Assessing relative code complexity introduced by optional features to a software product line

Abstract

Software product line engineering (SPLE) is a software engineering discipline aiming to promote systematic software reuse. It is recurrently praised for its contribution to greatly increase developer's productivity, reduce time to market and improve software quality. It is regarded as one of the most promising solutions to the desire to develop software with mass production efficiency while having the flexibility of mass customization. Accompanying its great benefits, SPLE requires a high up-front investment. It has been reported that more than half of the practitioners implement a software product line (SPL) only after some similar products, developed in an ad-hoc manner, successfully gain the market.
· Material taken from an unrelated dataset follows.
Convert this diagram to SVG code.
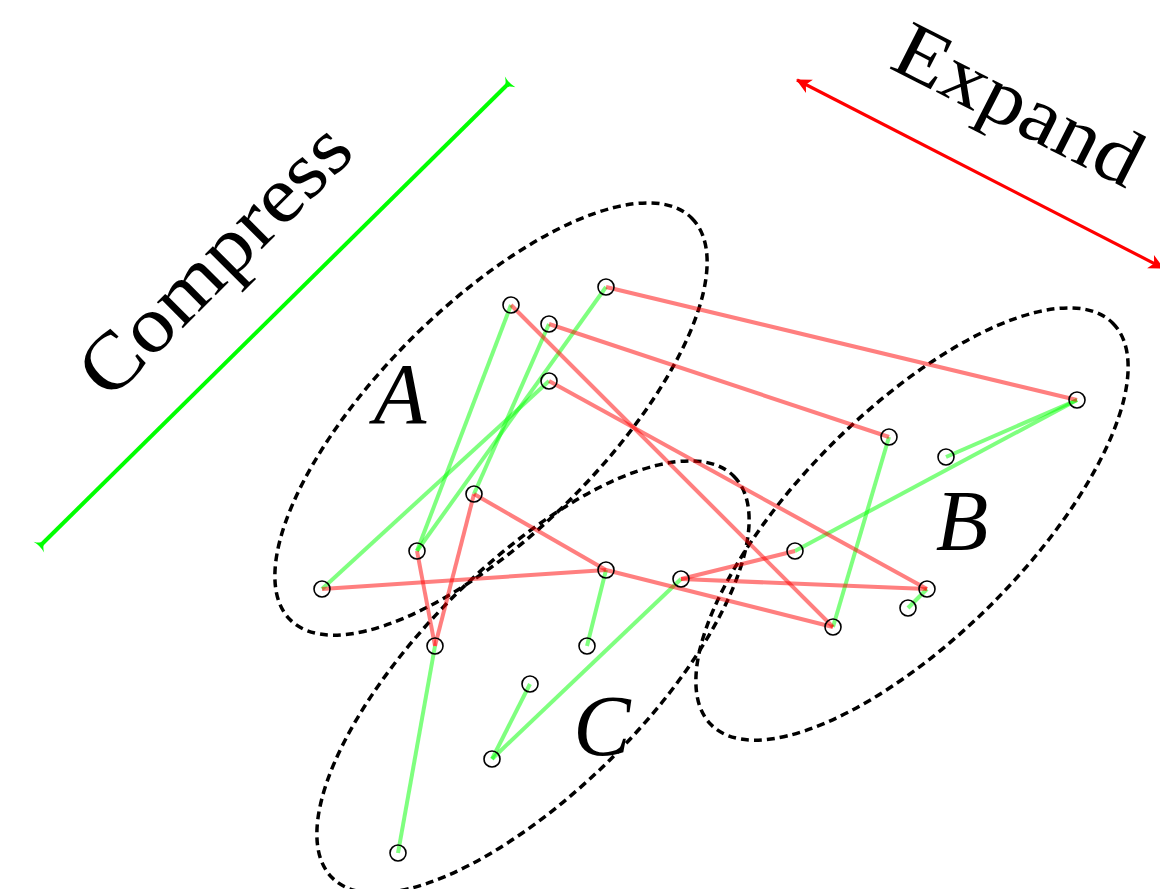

Due to its popularity, some research work has been done on the topic of reengineering related products into an SPL. However, this work mainly focuses on feature identification and location, feature constraint discovery as well as reengineering the individual product artifacts into SPL artifacts. There is a gap in addressing the support of the implementation of new features which are introduced into product lines to capture the specific needs of additional market segments. In this thesis, I develop methods which leverage 1) the dependency relationships between features; 2) code interaction between features at the method granularity, and to partition features into simple and complex sets. With this information, new features can be implemented by developers with appropriate experience and simple features are implemented first to keep the code complexities of intermediate SPL instances as low as possible to reduce the overall implementation time. The effectiveness of these methods is evaluated on 5 product lines with more than 28,000 configurations and 1.27x10 9 possible implementation order sequences. The results of the evaluation show that code interaction method can partition features into simple and complex sets correctly for all product lines while the feature dependency method can partition features correctly for 3 out of 4 product lines but cannot partition features for the remaining product line. Findings of this thesis help practitioners to adopt SPLE by providing a design time indicators of relative code complexities introduced by optional features to a SPL such that they can assign implementation tasks to developers with appropriate experience and allocate sufficient resources accordingly.